The case against the U.S. Army focused on Nick Harrison, a sergeant in the D.C. Army National Guard, whose application to serve as an officer in the Judge Advocate General (JAG) Corps was denied solely because he is living with HIV. Harrison has served in the military since 2000 and was diagnosed with HIV after his second tour of duty in the Middle East in 2012. He was denied a position for which he had been pre-selected because current Pentagon policy considers service members living with HIV non-deployable and will not allow them to enlist or to be appointed as officers. Lambda Legal, MMAA, and Winston & Strawn filed Harrison’s lawsuit against the Army and Department of Defense in May 2018.

The case against the Air Force was filed in December 2018 by the same lawyers on behalf of two active-duty Airmen, identified pseudonymously as Roe and Voe, after the Air Force notified them they were going to be discharged because they could not deploy to the Central Command (CENTCOM) area of responsibility as a result of their recent HIV diagnoses.

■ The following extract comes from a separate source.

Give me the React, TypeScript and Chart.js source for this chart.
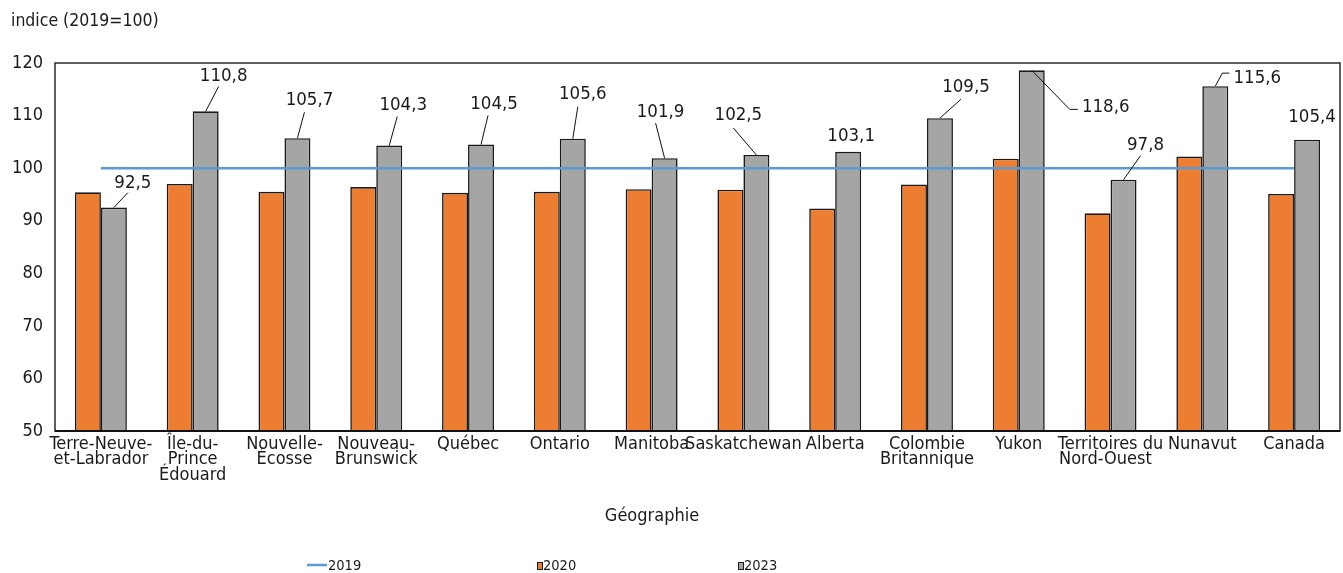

Military Leaders, Medical Experts, Advocates Rallied Behind Case

This cases received overwhelming support from several military experts, medical associations and HIV advocates who filed three amicus briefs opposing the deployment and discharge policies when the preliminary injunction was on appeal to the Fourth Circuit in 2019. The friend-of-the-court briefs included three former military leaders—former Secretary of the Navy Ray Mabus, former Secretary of the Army Eric Fanning and former Secretary of the Air Force Deborah Lee James—as well the HIV Medicine Association, the Infectious Disease Society of America (IDSA), AIDS United, and the American Public Health Association.

Lambda Legal, Scott Schoettes, Esq., Peter Perkowski, Esq., and Winston & Strawn also represent cadets prevented from joining the Navy and Air Force upon graduation from the respective service academies due to their HIV status in a third lawsuit, Deese and Doe v. Austin. The case is pending in the U.S. District Court for the District of Maryland where the court denied the DOD’s request that the lawsuit be dismissed and discovery is underway.

Joining Lambda Legal attorneys Kara Ingelhart and Greg Nevins on these cases are Scott Schoettes, Esq., Peter Perkowski, Esq., Julie Bauer, John W. Harding, Lauren Gailey, and Jason Pesick with Winston & Strawn, and Drew Sommer of Greenberg Traurig. Geoff Eaton from Winston argued the appeal to the Fourth Circuit, and Bryce Cooper of Winston is leading in the Deese case.